House debates

Monday, 29 May 2006

Appropriation Bill (No. 1) 2006-2007; Appropriation Bill (No. 2) 2006-2007; Appropriation (Parliamentary Departments) Bill (No. 1) 2006-2007; Appropriation Bill (No. 5) 2005-2006; Appropriation Bill (No. 6) 2005-2006

Second Reading

7:02 pm

Photo of Bob McMullanBob McMullan (Fraser, Australian Labor Party) Share this | Hansard source

I am not interested in petty interjections. We see, for example, the ANZ Bank saying that the government have had a massive windfall and they have wasted it. They also say—I will come back to that first point—that the economy is near the point in the cycle where the seeds of previous recessions have been sown. They are the two points I want to refer to. I turn first to the Economics@ANZ Budget Report 2006-07their overview:

The Budget has again benefited from windfall gains ... which boosted the cash available to the Government over the four-year forward estimates period by $51bn. Of this, the Government ... ‘spent’ $46bn.

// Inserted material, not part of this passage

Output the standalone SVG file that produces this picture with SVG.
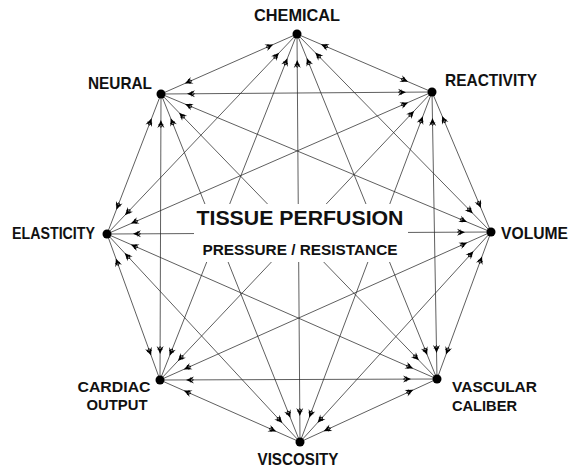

That certainly will not do anything to diminish the prospects that interest rates might go up. The report goes on:

From a longer term perspective, we would like to have seen more audacious reform, particularly of the personal income tax system, and a willingness to run larger surpluses (as other beneficiaries of the current commodity price boom such as Norway, Canada and New Zealand have been prepared to do).

I also point out that, almost without exception, those other countries enjoying the minerals boom are running trade surpluses while we are running shocking trade deficits. The ANZ review points out that the terms of trade gains—in effect, the minerals boom; it is more complex than that, but to summarise it in these few minutes—have been worth $2,600 per head to each Australian since 1999. It is a massive windfall which we have had the capacity to save and invest but which we have spent.

People crow about budget surpluses—I would always prefer to have a budget surplus; if you can fund all your requirements with a surplus it is a good thing to do, particularly at this stage in the cycle—but the ANZ Bank points out that the projected budget surpluses are smaller than at previous commodity cycle peaks. As a percentage of GDP they are now less than at the previous commodity cycle peaks in the 1970s and the 1990s. So we have the ANZ Bank expressing their serious concerns about the budget.

We had Alan Mitchell from the Australian Financial Review saying:

The government has again disconnected the budget’s automatic stabilisers.

…            …            …

Treasurer Peter Costello will then find it difficult to avoid accepting part of the responsibility for the increase in mortgage and interest rates.

…            …            …

But the current policy combination, which has the government loosening the natural constraints of fiscal policy while the RBA tightens monetary policy, is the opposite of what should be happening. It keeps the exchange rate higher than it would otherwise be, slowing the unwinding of the current account deficit.

What we got was a politically lazy budget that shovelled out the excess revenue on a number of generally worthy, and for the government politically advantageous, projects and handouts.

We had a comment from TD Securities on 15 May 2006. Did the budget put pressure on interest rates? You bet it did. They put aside all of the speculation. Various economists have said yes, no, maybe or it is too early to say. TD Securities have gone to the really authoritative source—that is, how did the money market respond? By 15 May they said that you could see that when the dust settled early on the morning of 10 May the implied yield had risen by 10 to 12 basis points. The market was fully pricing in a 25 basis point interest rate hike on a 12-month time horizon. This is flowing through into the money market. Small businesses are already paying those higher rates. It makes our small businesses less competitive internationally.

In the last point I want to make I wish to quote the ANZ bank again:

The economy is near the point in the cycle where the seeds of previous recessions have been sown ... 1960, 1973, 1981 and 1989.

We are at the point in the cycle which led to decisions which provoked the past four recessions. One of those mistakes is giving away too much of the revenue dividend in spending increases and tax cuts, which is still a very significant risk. In my view, it is economically a very risky budget.

It would be wrong for me to conclude these remarks without acknowledging some welcome local initiatives in the budget, particularly with regard to Old Parliament House and most particularly with regard to the Australian National University. It is belated but proper acknowledgment that this parliament and the federal government have unique responsibilities with regard to the ANU, which cannot receive any state government support. This is a responsibility which this government has not previously acknowledged. I have found it very difficult to get my own party to acknowledge it. So I welcome it being recognised for the first time in a long time in this budget. To conclude: it is hard to be unpopular when you are giving away $40 billion. The opinion polls suggest that the government might have succeeded in doing that, but I doubt it. There are some welcome local and national initiatives. But overall it is a budget of skewed priorities, economic risk and, most of all, missed opportunities.